Para ella, ese es solo un “eslogan” del periodismo sensacionalista, pero que ahora es tiempo de “decir ‘no, acá hay mucha gente yagán y estamos en distintos aspectos: en el idioma, en la cultura y la artesanía’”. 

Considera que el Pueblo Yagán no está tan invisibilizado y que han hecho un buen trabajo defendiendo las tierras y los mares de las salmoneras, por ejemplo. Sin embargo, es partidaria de que el Estado “suelte las tierras”. 

“Para mi siempre era algo muy injusto que los mejores lugares y tierras son para particulares, para hacer turismo y ni siquiera de la gente de ahí, sino que de particulares con dinero que compran o arriendan”,
explica, y relata que hace poco más de 10 años se hizo un acto oficial donde se entregó una isla a la comunidad yagana, pero era solo “un islote”, y que ni siquiera se les daba autorización para navegar entonces no se podía ocupar para vivir. 

“Cuando llegué allá, también era muy extraño para mí que los yaganes tenían que sacar permiso para navegar. Tenemos una cultura ancestral canoera, vivían en en el borde costero, se alimentaban de mariscos, navegaban libremente, entonces a mí me parecía muy raro que mis tíos, todos pescadores, excelentes navegadores y capitanes que no necesitaban ni mapas y se sabían todo para navegar hasta de noche sin linterna y mirando la montaña, necesitaban autorizaciones para navegar”. 

Esas cosas las encuentra absurdas, y relega que la importancia de la Convención Constitucional -donde participa su tía Lidia González Calderón- podría recalar en esos tópicos. “Lo territorial, el sector marino, las islas, el borde costero, la navegación. Esos son los principales temas y es urgente, porque eso se ve ahí y como que cada vez uno ve que otros se apropian. Es un buen tiempo para poder tener las cosas más claras, eso sería un buen papel”, dice. 

Y agrega que “obviamente la lengua, pero yo parto primero por casa. No puedo estar pidiendo que me integren el idioma al colegio si ni siquiera hay gente que hable yagán.

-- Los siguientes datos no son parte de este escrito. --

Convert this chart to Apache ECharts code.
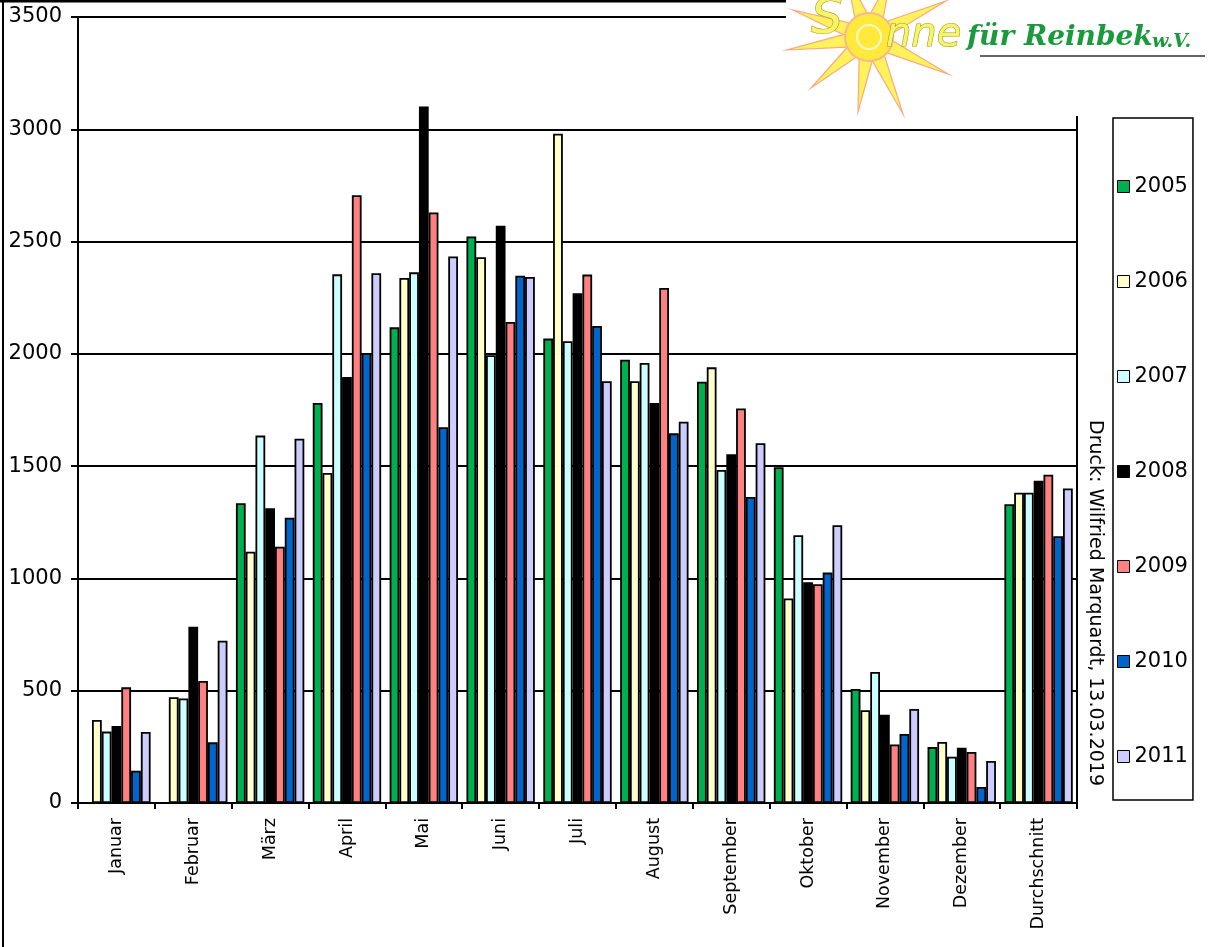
<!DOCTYPE html>
<html>
<head>
<meta charset="utf-8">
<script src="https://cdn.jsdelivr.net/npm/echarts@6/dist/echarts.min.js"></script>
<style>
  html, body { margin: 0; padding: 0; background: #fff; }
  #chart { width: 1212px; height: 947px; }
</style>
</head>
<body>
<div id="chart"></div>
<script>
// Sonnenstunden / Ertrag je Monat, 2005-2011
var months = ['Januar', 'Februar', 'März', 'April', 'Mai', 'Juni', 'Juli',
  'August', 'September', 'Oktober', 'November', 'Dezember', 'Durchschnitt'];
var years = ['2005', '2006', '2007', '2008', '2009', '2010', '2011'];
var yearColors = ['#00b050', '#ffffcc', '#ccffff', '#000000', '#ff8080', '#0066cc', '#ccccff'];
var yTicks = [0, 500, 1000, 1500, 2000, 2500, 3000, 3500];

var v2005 = [null, null, 1335, 1781, 2118, 2523, 2068, 1974, 1876, 1495, 508, 249, 1330];
var v2006 = [370, 471, 1119, 1470, 2338, 2430, 2980, 1878, 1940, 911, 413, 272, 1382];
var v2007 = [318, 465, 1636, 2354, 2363, 1994, 2056, 1959, 1483, 1192, 583, 206, 1382];
var v2008 = [343, 785, 1312, 1897, 3101, 2571, 2270, 1781, 1553, 983, 393, 246, 1435];
var v2009 = [515, 543, 1141, 2706, 2630, 2142, 2353, 2293, 1757, 974, 261, 227, 1462];
var v2010 = [144, 270, 1270, 2003, 1673, 2348, 2124, 1646, 1363, 1026, 307, 71, 1188];
var v2011 = [316, 723, 1622, 2359, 2434, 2342, 1878, 1698, 1602, 1237, 419, 187, 1401];

var seriesValues = [v2005, v2006, v2007, v2008, v2009, v2010, v2011];

var series = years.map(function (y, i) {
  return {
    name: y,
    type: 'bar',
    data: seriesValues[i],
    barGap: '0%',
    barCategoryGap: '11%',
    itemStyle: { color: yearColors[i], borderColor: '#000', borderWidth: 1.8 }
  };
});

// Logo: sun with rays (tips relative to the sun centre)
var sunX = 869, sunY = 37;
var rayTips = [[-82, 13], [-76, -27], [-58, 51], [-11, 75], [34, 77], [79, 37], [77, -36], [-22, -60], [22, -60]];
var logo = [{ type: 'rect', z: 100, shape: { x: 786, y: 0, width: 426, height: 116 }, style: { fill: '#fff' } }];
rayTips.forEach(function (t) {
  var a = Math.atan2(t[1], t[0]), w = 0.28, r0 = 24;
  logo.push({
    type: 'polygon', z: 101,
    shape: { points: [
      [sunX + r0 * Math.cos(a - w), sunY + r0 * Math.sin(a - w)],
      [sunX + t[0], sunY + t[1]],
      [sunX + r0 * Math.cos(a + w), sunY + r0 * Math.sin(a + w)]
    ] },
    style: { fill: '#fff25a', stroke: '#f7a985', lineWidth: 1.2 }
  });
});
logo.push(
  { type: 'circle', z: 102, shape: { cx: sunX, cy: sunY, r: 24 }, style: { fill: '#ffe93a', stroke: '#f8b890', lineWidth: 2 } },
  { type: 'circle', z: 102, shape: { cx: sunX, cy: sunY, r: 12 }, style: { fill: 'none', stroke: '#fff8c8', lineWidth: 2 } },
  {
    type: 'text', z: 103, x: 811, y: 20,
    style: {
      text: 'S', fontSize: 50, fontStyle: 'italic', fontFamily: 'DejaVu Sans',
      fill: '#f6f46a', stroke: '#a89a20', lineWidth: 1.2, verticalAlign: 'middle'
    }
  },
  {
    type: 'text', z: 103, x: 886, y: 36,
    style: {
      text: 'nne', fontSize: 40, fontStyle: 'italic', fontFamily: 'DejaVu Sans',
      fill: '#f6f46a', stroke: '#a89a20', lineWidth: 1.2, verticalAlign: 'middle'
    }
  },
  {
    type: 'text', z: 103, x: 967, y: 38,
    style: {
      text: 'für Reinbek', fontSize: 28, fontStyle: 'italic', fontWeight: 'bold',
      fontFamily: 'DejaVu Serif', fill: '#1a9a3c', verticalAlign: 'middle'
    }
  },
  {
    type: 'text', z: 103, x: 1152, y: 42,
    style: {
      text: 'w.V.', fontSize: 19, fontStyle: 'italic', fontWeight: 'bold',
      fontFamily: 'DejaVu Serif', fill: '#1a9a3c', verticalAlign: 'middle'
    }
  },
  { type: 'line', z: 103, shape: { x1: 980, y1: 56, x2: 1205, y2: 56 }, style: { stroke: '#333', lineWidth: 1.5 } }
);

var option = {
  backgroundColor: '#fff',
  animation: false,
  textStyle: { fontFamily: 'DejaVu Sans' },
  grid: {
    left: 78, right: 135, top: 17, bottom: 144,
    show: true, borderColor: '#000', borderWidth: 2
  },
  legend: {
    orient: 'vertical',
    left: 1113, top: 118,
    padding: [58, 5, 33, 4],
    itemGap: 74,
    itemWidth: 12, itemHeight: 12,
    icon: 'rect',
    borderColor: '#000', borderWidth: 1.5,
    itemStyle: { borderColor: '#000', borderWidth: 1 },
    textStyle: { fontSize: 21, color: '#000', fontFamily: 'DejaVu Sans' },
    data: years
  },
  xAxis: {
    type: 'category',
    data: months,
    axisLine: { lineStyle: { color: '#000', width: 2 } },
    axisTick: { show: true, length: 6, lineStyle: { color: '#000', width: 2 } },
    axisLabel: { rotate: 90, fontSize: 17.5, color: '#000', margin: 15, interval: 0 }
  },
  yAxis: {
    type: 'value',
    min: yTicks[0], max: yTicks[yTicks.length - 1], interval: 500,
    axisLine: { show: true, lineStyle: { color: '#000', width: 2 } },
    axisTick: { show: true, length: 7, lineStyle: { color: '#000', width: 2 } },
    splitLine: { lineStyle: { color: '#000', width: 2 } },
    axisLabel: {
      fontSize: 21, color: '#000', margin: 16,
      formatter: function (v) { return String(v); }
    }
  },
  graphic: [
    // outer frame (top and left)
    { type: 'line', shape: { x1: 0, y1: 1, x2: 786, y2: 1 }, style: { stroke: '#000', lineWidth: 3 }, z: 50 },
    { type: 'line', shape: { x1: 3, y1: 0, x2: 3, y2: 947 }, style: { stroke: '#000', lineWidth: 2 }, z: 50 },
    // footer note
    {
      type: 'text', x: 1095, y: 603, rotation: -Math.PI / 2, z: 50,
      style: {
        text: 'Druck: Wilfried Marquardt, 13.03.2019',
        fontSize: 19, fontFamily: 'DejaVu Sans', fill: '#000',
        align: 'center', verticalAlign: 'middle'
      }
    }
  ].concat(logo),
  series: series
};

var myChart = echarts.init(document.getElementById('chart'));
option && myChart.setOption(option);
</script>
</body>
</html>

Para eso estamos haciendo precisamente lo que hacemos, preparar gente (…) Empiezo por las bases, porque yo creo que por eso las cosas no funcionan allá. La gente hace sus ideas en la cabeza, pero no están en la realidad. Entonces crean proyectos y cosas en la nube que se caen, la cosa no funciona, y yo parto por una base, si no, la cosa no anda”.